Recorded information:
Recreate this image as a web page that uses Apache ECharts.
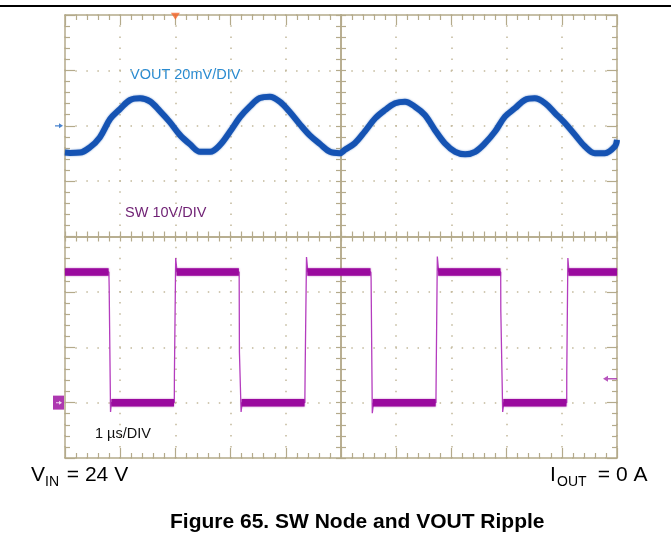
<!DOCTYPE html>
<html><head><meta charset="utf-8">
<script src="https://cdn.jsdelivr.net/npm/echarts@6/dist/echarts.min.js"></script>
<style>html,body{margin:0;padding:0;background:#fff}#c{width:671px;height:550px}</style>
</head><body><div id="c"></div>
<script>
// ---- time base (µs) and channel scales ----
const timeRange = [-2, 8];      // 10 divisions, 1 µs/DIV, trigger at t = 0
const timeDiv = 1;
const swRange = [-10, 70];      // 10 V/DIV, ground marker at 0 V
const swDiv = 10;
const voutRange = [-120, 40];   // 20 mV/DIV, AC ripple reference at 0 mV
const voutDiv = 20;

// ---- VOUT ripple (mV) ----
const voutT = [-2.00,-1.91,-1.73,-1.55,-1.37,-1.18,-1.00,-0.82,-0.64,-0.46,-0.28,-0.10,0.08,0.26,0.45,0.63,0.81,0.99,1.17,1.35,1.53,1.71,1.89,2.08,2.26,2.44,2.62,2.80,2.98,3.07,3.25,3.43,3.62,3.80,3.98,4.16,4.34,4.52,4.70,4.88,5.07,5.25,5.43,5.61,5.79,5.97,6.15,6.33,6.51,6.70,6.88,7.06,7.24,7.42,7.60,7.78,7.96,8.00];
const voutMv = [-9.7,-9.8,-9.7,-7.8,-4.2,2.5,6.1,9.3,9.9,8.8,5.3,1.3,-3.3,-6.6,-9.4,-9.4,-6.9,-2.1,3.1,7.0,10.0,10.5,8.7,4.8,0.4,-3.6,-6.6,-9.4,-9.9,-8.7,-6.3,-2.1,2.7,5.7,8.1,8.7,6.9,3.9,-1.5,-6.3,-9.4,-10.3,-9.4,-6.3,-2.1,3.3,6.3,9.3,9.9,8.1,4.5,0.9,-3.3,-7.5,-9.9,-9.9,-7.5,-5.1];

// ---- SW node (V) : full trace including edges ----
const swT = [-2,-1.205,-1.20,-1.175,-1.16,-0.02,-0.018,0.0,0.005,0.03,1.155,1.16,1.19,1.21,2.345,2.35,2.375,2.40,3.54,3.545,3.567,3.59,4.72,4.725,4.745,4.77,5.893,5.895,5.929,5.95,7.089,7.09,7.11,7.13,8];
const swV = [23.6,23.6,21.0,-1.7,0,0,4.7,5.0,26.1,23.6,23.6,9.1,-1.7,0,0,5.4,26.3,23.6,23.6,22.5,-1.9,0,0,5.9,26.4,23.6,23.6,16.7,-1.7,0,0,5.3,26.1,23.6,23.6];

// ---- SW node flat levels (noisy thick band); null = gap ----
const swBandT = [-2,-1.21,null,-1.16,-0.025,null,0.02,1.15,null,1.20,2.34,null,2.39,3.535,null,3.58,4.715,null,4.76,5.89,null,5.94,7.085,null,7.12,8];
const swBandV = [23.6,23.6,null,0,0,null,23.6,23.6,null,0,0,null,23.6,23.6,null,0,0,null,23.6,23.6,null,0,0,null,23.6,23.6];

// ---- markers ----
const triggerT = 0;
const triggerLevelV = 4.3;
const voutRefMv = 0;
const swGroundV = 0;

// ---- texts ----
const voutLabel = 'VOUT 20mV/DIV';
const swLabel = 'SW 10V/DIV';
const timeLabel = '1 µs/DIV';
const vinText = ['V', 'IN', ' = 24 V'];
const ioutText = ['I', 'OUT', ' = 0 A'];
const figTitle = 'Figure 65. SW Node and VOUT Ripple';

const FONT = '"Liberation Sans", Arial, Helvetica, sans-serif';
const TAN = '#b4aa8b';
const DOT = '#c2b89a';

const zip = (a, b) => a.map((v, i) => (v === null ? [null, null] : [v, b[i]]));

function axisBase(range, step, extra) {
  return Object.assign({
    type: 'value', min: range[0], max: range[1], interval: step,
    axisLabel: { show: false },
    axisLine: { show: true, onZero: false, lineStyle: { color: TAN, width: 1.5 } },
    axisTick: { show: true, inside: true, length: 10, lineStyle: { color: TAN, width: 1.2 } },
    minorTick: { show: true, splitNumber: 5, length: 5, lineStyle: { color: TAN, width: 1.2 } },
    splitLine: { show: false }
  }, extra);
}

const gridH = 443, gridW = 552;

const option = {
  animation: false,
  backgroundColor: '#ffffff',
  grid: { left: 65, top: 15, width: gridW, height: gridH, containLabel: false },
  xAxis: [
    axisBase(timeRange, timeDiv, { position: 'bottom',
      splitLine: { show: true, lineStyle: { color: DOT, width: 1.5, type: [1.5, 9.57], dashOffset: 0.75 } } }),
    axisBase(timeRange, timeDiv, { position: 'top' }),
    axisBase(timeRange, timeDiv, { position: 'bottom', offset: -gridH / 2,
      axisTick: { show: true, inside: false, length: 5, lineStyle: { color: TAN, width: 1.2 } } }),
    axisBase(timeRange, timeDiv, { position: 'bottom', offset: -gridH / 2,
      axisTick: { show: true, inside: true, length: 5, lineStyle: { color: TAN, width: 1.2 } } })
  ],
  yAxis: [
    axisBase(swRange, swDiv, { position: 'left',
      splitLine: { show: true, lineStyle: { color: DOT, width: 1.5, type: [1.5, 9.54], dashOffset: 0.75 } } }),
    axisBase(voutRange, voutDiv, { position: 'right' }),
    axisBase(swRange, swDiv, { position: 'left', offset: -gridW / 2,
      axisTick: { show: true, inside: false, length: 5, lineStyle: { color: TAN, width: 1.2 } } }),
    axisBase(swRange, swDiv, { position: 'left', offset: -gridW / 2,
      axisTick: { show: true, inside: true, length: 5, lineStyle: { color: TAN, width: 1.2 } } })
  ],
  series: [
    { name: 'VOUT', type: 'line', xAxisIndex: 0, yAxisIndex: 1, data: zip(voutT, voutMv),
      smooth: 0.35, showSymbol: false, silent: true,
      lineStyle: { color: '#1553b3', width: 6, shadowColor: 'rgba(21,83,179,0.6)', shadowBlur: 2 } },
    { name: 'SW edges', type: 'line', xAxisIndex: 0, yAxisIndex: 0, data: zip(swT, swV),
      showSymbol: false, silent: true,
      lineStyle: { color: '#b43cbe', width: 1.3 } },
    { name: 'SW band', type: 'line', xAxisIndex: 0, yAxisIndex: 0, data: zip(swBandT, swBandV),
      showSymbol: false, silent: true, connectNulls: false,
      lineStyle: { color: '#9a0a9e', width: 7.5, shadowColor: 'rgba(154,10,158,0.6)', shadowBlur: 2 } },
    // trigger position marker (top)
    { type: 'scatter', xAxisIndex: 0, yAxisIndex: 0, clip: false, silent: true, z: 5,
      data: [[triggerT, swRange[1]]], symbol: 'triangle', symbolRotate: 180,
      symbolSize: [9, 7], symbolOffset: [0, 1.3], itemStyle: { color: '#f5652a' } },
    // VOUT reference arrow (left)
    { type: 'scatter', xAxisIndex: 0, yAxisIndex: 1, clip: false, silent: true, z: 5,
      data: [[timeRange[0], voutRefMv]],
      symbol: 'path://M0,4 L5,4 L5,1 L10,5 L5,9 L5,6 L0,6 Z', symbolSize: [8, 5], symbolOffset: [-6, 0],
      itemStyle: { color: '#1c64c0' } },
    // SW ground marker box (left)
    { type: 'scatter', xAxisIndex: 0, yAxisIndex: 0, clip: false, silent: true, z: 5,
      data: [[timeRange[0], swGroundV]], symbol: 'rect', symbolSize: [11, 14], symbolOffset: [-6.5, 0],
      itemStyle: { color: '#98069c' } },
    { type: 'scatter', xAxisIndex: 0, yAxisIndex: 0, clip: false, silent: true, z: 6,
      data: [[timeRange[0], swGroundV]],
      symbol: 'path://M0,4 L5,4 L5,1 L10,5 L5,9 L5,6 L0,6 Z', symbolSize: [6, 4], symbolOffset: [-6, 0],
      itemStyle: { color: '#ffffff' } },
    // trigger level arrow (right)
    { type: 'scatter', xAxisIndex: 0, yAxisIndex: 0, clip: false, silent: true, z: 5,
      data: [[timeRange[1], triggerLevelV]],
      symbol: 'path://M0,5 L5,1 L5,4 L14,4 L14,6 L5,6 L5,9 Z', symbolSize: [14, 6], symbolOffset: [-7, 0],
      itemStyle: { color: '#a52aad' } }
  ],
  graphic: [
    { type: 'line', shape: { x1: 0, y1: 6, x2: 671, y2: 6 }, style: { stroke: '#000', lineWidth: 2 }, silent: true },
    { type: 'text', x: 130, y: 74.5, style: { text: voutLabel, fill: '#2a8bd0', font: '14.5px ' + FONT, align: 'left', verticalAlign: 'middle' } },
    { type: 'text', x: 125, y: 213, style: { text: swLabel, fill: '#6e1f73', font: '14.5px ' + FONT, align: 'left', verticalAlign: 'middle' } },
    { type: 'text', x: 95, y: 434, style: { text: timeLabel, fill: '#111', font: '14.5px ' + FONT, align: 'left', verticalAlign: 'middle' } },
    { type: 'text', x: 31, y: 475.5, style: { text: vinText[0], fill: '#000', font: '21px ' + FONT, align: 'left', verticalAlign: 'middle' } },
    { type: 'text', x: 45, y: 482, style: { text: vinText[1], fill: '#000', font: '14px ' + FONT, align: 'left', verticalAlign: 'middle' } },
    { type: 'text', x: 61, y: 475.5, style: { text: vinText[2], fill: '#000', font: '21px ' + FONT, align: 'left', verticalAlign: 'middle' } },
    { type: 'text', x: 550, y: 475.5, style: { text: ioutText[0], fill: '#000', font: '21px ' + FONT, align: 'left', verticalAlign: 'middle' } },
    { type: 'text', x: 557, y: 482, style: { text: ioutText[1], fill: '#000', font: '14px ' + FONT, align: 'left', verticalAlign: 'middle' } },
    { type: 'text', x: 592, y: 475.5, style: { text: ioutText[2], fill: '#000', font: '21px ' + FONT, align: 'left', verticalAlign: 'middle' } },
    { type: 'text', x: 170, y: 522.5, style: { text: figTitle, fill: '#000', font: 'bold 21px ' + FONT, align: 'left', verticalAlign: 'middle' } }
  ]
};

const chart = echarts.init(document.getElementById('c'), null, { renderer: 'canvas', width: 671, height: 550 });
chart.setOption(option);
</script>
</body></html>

Given problem: Repeat, with no pictures, each line from the beginning of the data through the line containing "const voutDiv = 20;", inclusive.

Solution to this exercise:
Recreate this image as a web page that uses Apache ECharts.
<!DOCTYPE html>
<html><head><meta charset="utf-8">
<script src="https://cdn.jsdelivr.net/npm/echarts@6/dist/echarts.min.js"></script>
<style>html,body{margin:0;padding:0;background:#fff}#c{width:671px;height:550px}</style>
</head><body><div id="c"></div>
<script>
// ---- time base (µs) and channel scales ----
const timeRange = [-2, 8];      // 10 divisions, 1 µs/DIV, trigger at t = 0
const timeDiv = 1;
const swRange = [-10, 70];      // 10 V/DIV, ground marker at 0 V
const swDiv = 10;
const voutRange = [-120, 40];   // 20 mV/DIV, AC ripple reference at 0 mV
const voutDiv = 20;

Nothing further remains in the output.